→ DIRECTIVE: Your task is to transcribe the data in full.

┄┄┄┄┄┄

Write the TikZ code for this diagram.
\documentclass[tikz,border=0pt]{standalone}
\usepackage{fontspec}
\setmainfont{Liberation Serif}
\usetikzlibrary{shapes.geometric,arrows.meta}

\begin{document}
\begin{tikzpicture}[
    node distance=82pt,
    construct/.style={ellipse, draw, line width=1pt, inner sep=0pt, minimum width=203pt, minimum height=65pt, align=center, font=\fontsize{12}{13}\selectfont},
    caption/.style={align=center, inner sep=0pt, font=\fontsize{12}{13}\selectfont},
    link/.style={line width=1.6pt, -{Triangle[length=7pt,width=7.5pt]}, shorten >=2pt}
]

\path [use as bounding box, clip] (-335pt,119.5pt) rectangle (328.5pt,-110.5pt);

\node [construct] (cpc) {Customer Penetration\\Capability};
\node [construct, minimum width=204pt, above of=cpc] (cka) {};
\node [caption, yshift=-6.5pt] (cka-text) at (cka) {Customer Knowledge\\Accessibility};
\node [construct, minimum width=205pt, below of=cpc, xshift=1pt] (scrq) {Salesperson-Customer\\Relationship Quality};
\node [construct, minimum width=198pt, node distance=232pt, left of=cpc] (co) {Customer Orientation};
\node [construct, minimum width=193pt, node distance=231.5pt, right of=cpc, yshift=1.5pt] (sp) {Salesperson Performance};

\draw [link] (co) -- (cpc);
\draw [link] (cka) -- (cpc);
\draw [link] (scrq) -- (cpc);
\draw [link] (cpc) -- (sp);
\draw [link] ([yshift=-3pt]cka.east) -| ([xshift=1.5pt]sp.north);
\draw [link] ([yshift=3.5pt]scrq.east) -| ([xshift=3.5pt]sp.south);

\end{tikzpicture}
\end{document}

┄┄┄┄┄┄

→ EXERCISE RESULT:
Write the TikZ code for this diagram.
\documentclass[tikz,border=0pt]{standalone}
\usepackage{fontspec}
\setmainfont{Liberation Serif}
\usetikzlibrary{shapes.geometric,arrows.meta}

\begin{document}
\begin{tikzpicture}[
    node distance=82pt,
    construct/.style={ellipse, draw, line width=1pt, inner sep=0pt, minimum width=203pt, minimum height=65pt, align=center, font=\fontsize{12}{13}\selectfont},
    caption/.style={align=center, inner sep=0pt, font=\fontsize{12}{13}\selectfont},
    link/.style={line width=1.6pt, -{Triangle[length=7pt,width=7.5pt]}, shorten >=2pt}
]

\path [use as bounding box, clip] (-335pt,119.5pt) rectangle (328.5pt,-110.5pt);

\node [construct] (cpc) {Customer Penetration\\Capability};
\node [construct, minimum width=204pt, above of=cpc] (cka) {};
\node [caption, yshift=-6.5pt] (cka-text) at (cka) {Customer Knowledge\\Accessibility};
\node [construct, minimum width=205pt, below of=cpc, xshift=1pt] (scrq) {Salesperson-Customer\\Relationship Quality};
\node [construct, minimum width=198pt, node distance=232pt, left of=cpc] (co) {Customer Orientation};
\node [construct, minimum width=193pt, node distance=231.5pt, right of=cpc, yshift=1.5pt] (sp) {Salesperson Performance};

\draw [link] (co) -- (cpc);
\draw [link] (cka) -- (cpc);
\draw [link] (scrq) -- (cpc);
\draw [link] (cpc) -- (sp);
\draw [link] ([yshift=-3pt]cka.east) -| ([xshift=1.5pt]sp.north);
\draw [link] ([yshift=3.5pt]scrq.east) -| ([xshift=3.5pt]sp.south);

\end{tikzpicture}
\end{document}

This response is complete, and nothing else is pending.